Para me manter neste limbo surge uma oferta de trabalho em que deixo de perguntar eat in or take away e passo a telefonar para casas portuguesas ao acaso e a esgotar a paciência de pessoas com perguntas de 1 a 10 como classifica o combustível que usa. De 1 a 10 como classifica a sua bomba de gasolina mais próxima. De 1 a 10? Classifico mais ou menos. Olhe não gosto muito sabe. De 1 a 10 você disse que isto demora 5 minutos e já vamos em 20. Pode esperar um pouco que tenho uma perna de peru no forno e não quero deixar queimar? Ouço os passos vagarosos da senhora a ecoar no auscultador e vejo tudo, tudo o que me começa a faltar. Vejo os tacos pequenos de madeira escura, os tapetes de franjas gastas. O quadro kitsch na parede. O seu cadeirão. Vejo a casa desta avó de alguém e sinto saudades pela primeira vez. Não são saudades da minha família, dos amigos, ou da namorada, são saudades de mim lá. Um lá que contra minha vontade evolui sem mim. Que não sabe de mim. Não sabe a contradição em que me encontro. Não sabe que não me resigno e ainda olho para o que terei deixado para trás ao mesmo tempo que sinto pela primeira vez o vento frio do mar do norte na cara e digo baixinho para que ninguém me ouça em Portugal; I don't want to go home.
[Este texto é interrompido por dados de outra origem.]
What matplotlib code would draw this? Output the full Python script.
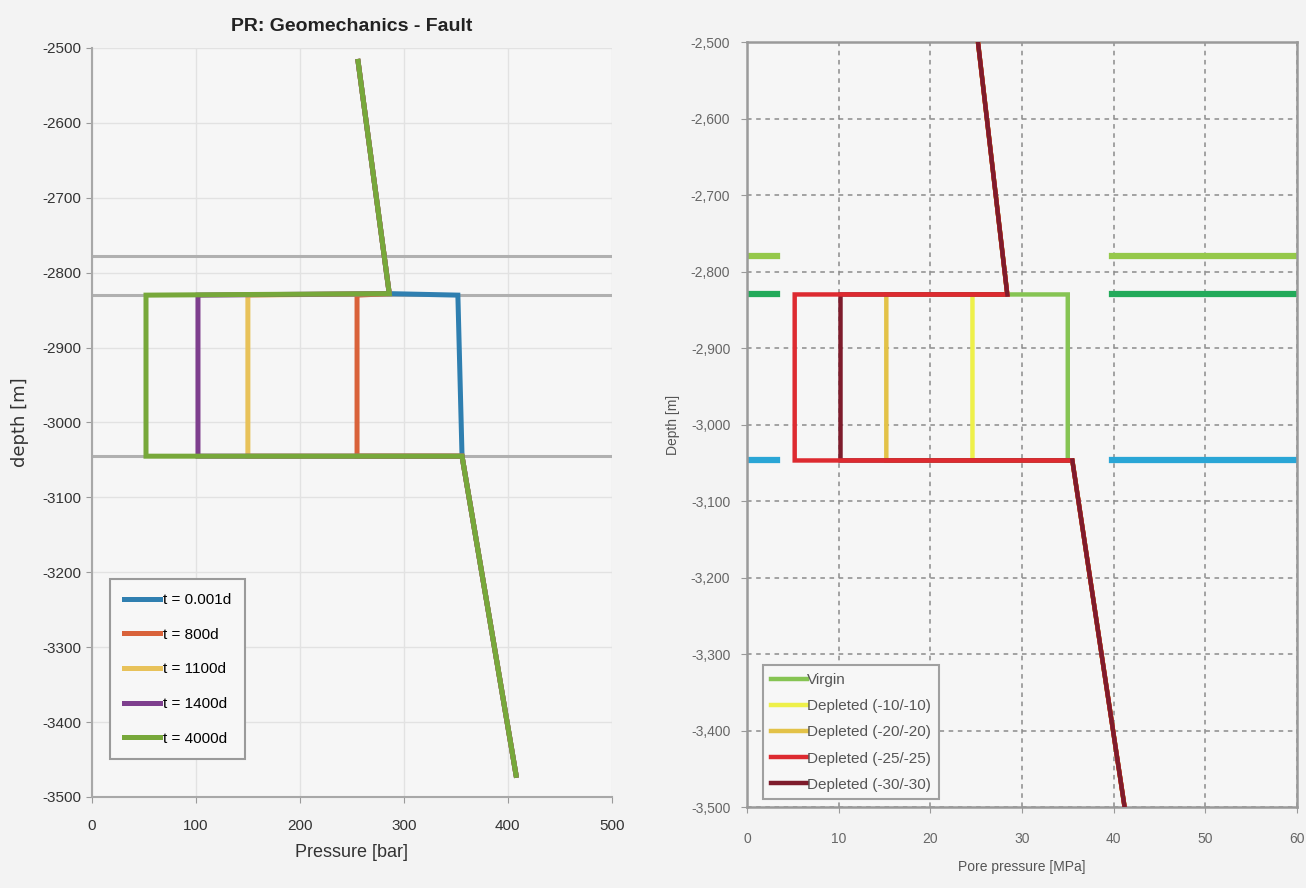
import matplotlib
matplotlib.use("Agg")
import matplotlib.pyplot as plt
from matplotlib.ticker import FuncFormatter, MultipleLocator

plt.rcParams['font.family'] = ['Liberation Sans', 'DejaVu Sans']
plt.rcParams['axes.unicode_minus'] = False

# ---------------- Left panel data (Pressure [bar] vs depth [m]) ----------------
left_labels = ["t = 0.001d", "t = 800d", "t = 1100d", "t = 1400d", "t = 4000d"]
left_colors = ["#2f7fb0", "#d9623a", "#e8c25a", "#7e3f8e", "#77a83a"]
left_p_above = [256, 286]          # pressure above reservoir
left_d_above = [-2518, -2828]
left_res_top_p = [352, 255, 150, 102, 52]   # pressure at reservoir top
left_res_base_p = [356, 255, 150, 102, 52]  # pressure at reservoir base
left_p_below = [356, 408]
left_d_below = [-3045, -3471]
res_top_depth = -2830
res_base_depth = -3045
horizon_depths = [-2778, -2830, -3045]

# ---------------- Right panel data (Pore pressure [MPa] vs Depth [m]) ----------------
right_labels = ["Virgin", "Depleted (-10/-10)", "Depleted (-20/-20)",
                "Depleted (-25/-25)", "Depleted (-30/-30)"]
right_colors = ["#86c453", "#eef04a", "#e3c248", "#dd2a30", "#7e1c2c"]
right_res_p = [35.0, 24.6, 15.2, 5.2, 10.2]
right_p_above = [25.2, 28.4]
right_d_above = [-2500, -2830]
right_p_below = [35.5, 41.2]
right_d_below = [-3047, -3500]
right_draw_order = [0, 1, 2, 4, 3]
marker_depths = [-2780, -2830, -3047]
marker_colors = ["#95c84a", "#22aa5a", "#2aa6d6"]
marker_left_x = [0, 3.3]
marker_right_x = [39.8, 60]

fig = plt.figure(figsize=(13.06, 8.88), dpi=100)
fig.patch.set_facecolor("#f3f3f3")

# ---------------- Left axes ----------------
ax1 = fig.add_axes([0.0704, 0.1025, 0.398, 0.8435])
ax1.set_facecolor("#f6f6f6")
for d in horizon_depths:
    ax1.axhline(d, color="#b0b0b0", lw=2.2, zorder=1)
for i in range(len(left_labels)):
    xs = left_p_above + [left_res_top_p[i], left_res_base_p[i]] + left_p_below
    ys = left_d_above + [res_top_depth, res_base_depth] + left_d_below
    ax1.plot(xs, ys, color=left_colors[i], lw=3.6, label=left_labels[i],
             solid_joinstyle="miter", zorder=3 + i)
ax1.set_xlim(0, 500)
ax1.set_ylim(-3500, -2500)
ax1.xaxis.set_major_locator(MultipleLocator(100))
ax1.yaxis.set_major_locator(MultipleLocator(100))
ax1.grid(True, color="#e2e2e2", lw=1.0)
ax1.set_axisbelow(True)
for s in ["top", "right"]:
    ax1.spines[s].set_visible(False)
for s in ["left", "bottom"]:
    ax1.spines[s].set_color("#a8a8a8")
    ax1.spines[s].set_linewidth(1.5)
ax1.tick_params(colors="#9a9a9a", labelcolor="#333333", labelsize=11, length=4)
ax1.tick_params(axis="x", pad=12)
ax1.set_title("PR: Geomechanics - Fault", fontsize=14, fontweight="bold",
              color="#222222", pad=12)
ax1.set_xlabel("Pressure [bar]", fontsize=13, color="#333333", labelpad=8)
ax1.set_ylabel("depth [m]", fontsize=13, color="#333333", labelpad=10,
               family=["DejaVu Sans"])
leg1 = ax1.legend(loc="lower left", bbox_to_anchor=(0.02, 0.04), fontsize=11,
                  handlelength=2.4, handletextpad=0.2, labelspacing=1.35,
                  frameon=True, fancybox=False, borderpad=0.9)
leg1.get_frame().set_edgecolor("#9a9a9a")
leg1.get_frame().set_linewidth(1.5)
leg1.get_frame().set_facecolor("#f7f7f7")
leg1.get_frame().set_alpha(1)

# ---------------- Right axes ----------------
ax2 = fig.add_axes([0.572, 0.0912, 0.421, 0.8615])
ax2.set_facecolor("#f6f6f6")
for d, c in zip(marker_depths, marker_colors):
    ax2.plot(marker_left_x, [d, d], color=c, lw=4.5, zorder=2)
    ax2.plot(marker_right_x, [d, d], color=c, lw=4.5, zorder=2)
handles = {}
for k, i in enumerate(right_draw_order):
    xs = right_p_above + [right_res_p[i], right_res_p[i]] + right_p_below
    ys = right_d_above + [right_d_above[-1], right_d_below[0]] + right_d_below
    h, = ax2.plot(xs, ys, color=right_colors[i], lw=3.2, zorder=3 + k,
                  solid_joinstyle="miter", label=right_labels[i])
    handles[i] = h
# outer profile overlay (above / below reservoir)
ax2.plot(right_p_above, right_d_above, color=right_colors[4], lw=3.0, zorder=10)
ax2.plot(right_p_below, right_d_below, color=right_colors[4], lw=3.0, zorder=10)
ax2.set_xlim(0, 60)
ax2.set_ylim(-3500, -2500)
ax2.xaxis.set_major_locator(MultipleLocator(10))
ax2.yaxis.set_major_locator(MultipleLocator(100))
ax2.yaxis.set_major_formatter(FuncFormatter(lambda v, p: f"{v:,.0f}"))
ax2.grid(True, color="#8c8c8c", lw=1.1, linestyle=(0, (3, 3)))
ax2.set_axisbelow(True)
for s in ax2.spines.values():
    s.set_color("#9a9a9a")
    s.set_linewidth(1.8)
ax2.tick_params(colors="#9a9a9a", labelcolor="#666666", labelsize=10, length=4, pad=8)
ax2.tick_params(axis="x", pad=14)
ax2.set_xlabel("Pore pressure [MPa]", fontsize=10, color="#555555", labelpad=10)
ax2.set_ylabel("Depth [m]", fontsize=10, color="#555555", labelpad=8)
leg2 = ax2.legend([handles[i] for i in range(5)], right_labels, loc="lower left",
                  bbox_to_anchor=(0.015, 0.0), fontsize=11,
                  handlelength=2.4, handletextpad=0.0, labelspacing=0.8,
                  frameon=True, fancybox=False, borderpad=0.5)
leg2.get_frame().set_edgecolor("#a0a0a0")
leg2.get_frame().set_linewidth(1.5)
leg2.get_frame().set_facecolor("#f7f7f7")
leg2.get_frame().set_alpha(1)
for t in leg2.get_texts():
    t.set_color("#555555")

fig.savefig("out.png", dpi=100, facecolor=fig.get_facecolor())
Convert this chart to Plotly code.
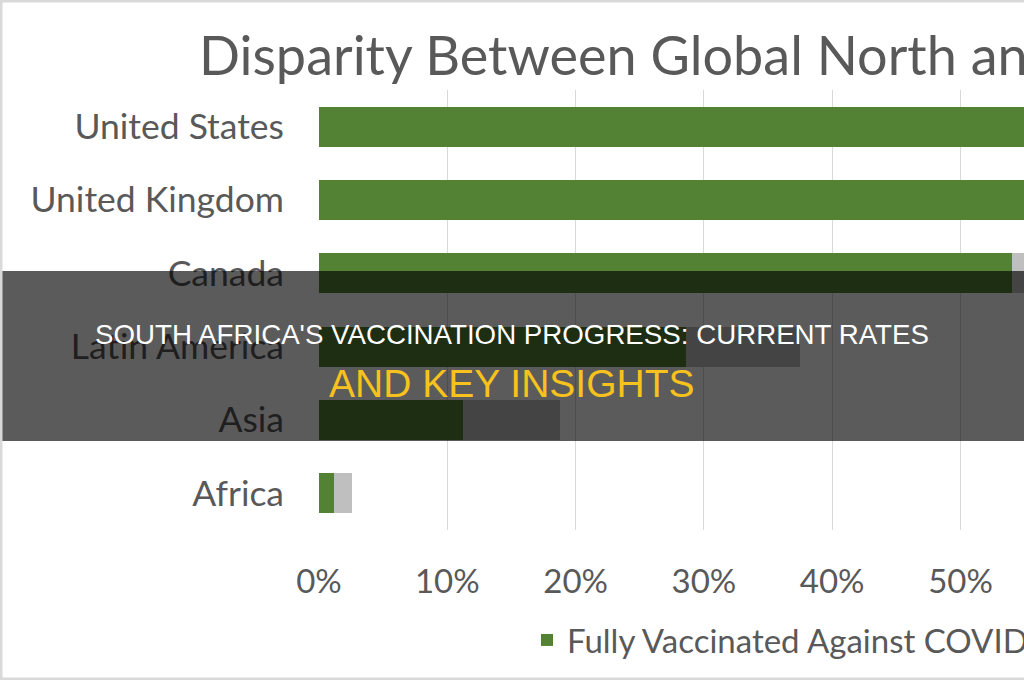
import plotly.graph_objects as go

countries = ["United States", "United Kingdom", "Canada", "Latin America", "Asia", "Africa"]
fully_vaccinated = [60.0, 66.0, 54.0, 28.6, 11.2, 1.2]
partially_vaccinated = [9.0, 7.0, 10.0, 8.9, 7.6, 1.35]
x_ticks = [0, 10, 20, 30, 40, 50, 60, 70, 80]
x_tick_labels = [f"{v}%" for v in x_ticks]

GREEN = "#548235"
GREY = "#BFBFBF"
TEXT = "#595959"
FONT = "Lato"

W, H = 1024, 680
L, T, B, R = 319, 90, 150, 0
pw, ph = W - L - R, H - T - B

fig = go.Figure()
fig.add_trace(go.Bar(
    y=countries, x=fully_vaccinated, orientation="h",
    name="Fully Vaccinated Against COVID-19", marker=dict(color=GREEN, line=dict(width=0)),
))
fig.add_trace(go.Bar(
    y=countries, x=partially_vaccinated, orientation="h",
    name="Partially Vaccinated Against COVID-19", marker=dict(color=GREY, line=dict(width=0)),
    showlegend=False,
))

def px_x(px):
    return (px - L) / pw

def px_y(py):
    return (H - B - py) / ph

shapes = [
    dict(type="rect", xref="paper", yref="paper",
         x0=px_x(0), x1=px_x(W), y0=px_y(441), y1=px_y(271),
         fillcolor="rgba(0,0,0,0.645)", line=dict(width=0), layer="above"),
    dict(type="rect", xref="paper", yref="paper",
         x0=px_x(1), x1=px_x(W + 5), y0=px_y(H - 1), y1=px_y(1),
         fillcolor="rgba(0,0,0,0)", line=dict(color="#D9D9D9", width=3), layer="above"),
]

annotations = [
    dict(text="SOUTH AFRICA'S VACCINATION PROGRESS: CURRENT RATES",
         xref="paper", yref="paper", x=px_x(512), y=px_y(334), xanchor="center", yanchor="middle",
         showarrow=False, font=dict(family="Liberation Sans", size=27.7, color="white")),
    dict(text="AND KEY INSIGHTS",
         xref="paper", yref="paper", x=px_x(512), y=px_y(383), xanchor="center", yanchor="middle",
         showarrow=False, font=dict(family="Liberation Sans", size=39, color="#F7C21D")),
]

fig.update_layout(
    width=W, height=H,
    margin=dict(l=L, r=R, t=T, b=B, pad=0),
    paper_bgcolor="white", plot_bgcolor="white",
    barmode="stack", bargap=0.455,
    font=dict(family=FONT, color=TEXT),
    title=dict(text="Disparity Between Global North and South in COVID-19 Vaccination",
               xref="container", yref="container", x=199 / W, y=1 - 56 / H,
               xanchor="left", yanchor="middle",
               font=dict(family=FONT, size=54, color=TEXT)),
    xaxis=dict(range=[0, (W - L) / 12.83], tickvals=x_ticks, ticktext=x_tick_labels,
               showgrid=True, gridcolor="#D9D9D9", gridwidth=1.3, zeroline=False,
               showline=False, ticks="", ticklabelstandoff=29,
               tickfont=dict(family=FONT, size=33, color=TEXT)),
    yaxis=dict(autorange="reversed", showgrid=False, showline=False, ticks="",
               ticklabelstandoff=34, tickfont=dict(family=FONT, size=35.5, color=TEXT)),
    legend=dict(orientation="h", xref="container", yref="container",
                x=(569 - 42) / W, y=1 - 640 / H, xanchor="left", yanchor="middle",
                font=dict(family=FONT, size=33, color=TEXT), bgcolor="rgba(0,0,0,0)"),
    shapes=shapes, annotations=annotations,
)

fig.write_html("out.html")
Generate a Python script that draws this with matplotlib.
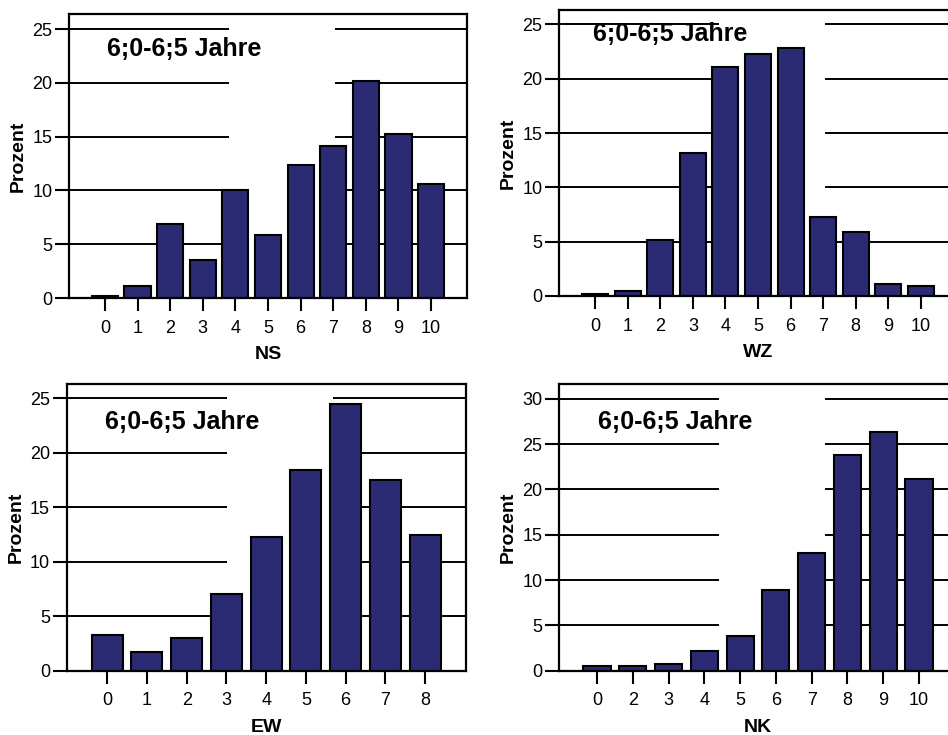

Através de uma colega na empresa de inquéritos ouço falar de Silver Service, um serviço que fornece empregados de mesa para eventos de luxo. Basta fazer um pequeno curso de um dia onde se aprende como servir, como pegar numa garrafa de vinho, como nunca chegar a um evento a fumar mesmo entrando pela porta de serviço, como sorrir. No final do curso soube que tinha sido um dos escolhidos e que iria trabalhar dentro de dias num evento qualquer da alta sociedade londrina para além de ir ganhar o dobro por hora do que ganhava a "virar frangos". Estou feliz, tão feliz que não reparo, enquanto caminho numa rua mal iluminada, no tipo que me dá um pontapé nas costas e diz dá-me tudo o que tens ou arranco-te a cabeça enquanto me agarra pelos braços. Naquilo que só pode ser descrito como o meu grande acto de estupidez até à data, dou-lhe uma cotovelada no estômago que me liberta do seu abraço forçado e corro, corro até deixar de lhe ouvir as botas e o bafo no meu encalço, corro sem nunca olhar para trás, corro para dentro de um autocarro sem saber para onde vai e choro, choro tanto que não consigo focar o visor do meu telemóvel, não que faça diferença, pois não me vem à cabeça o número de emergência. nem o português 112, nem o inglês 999.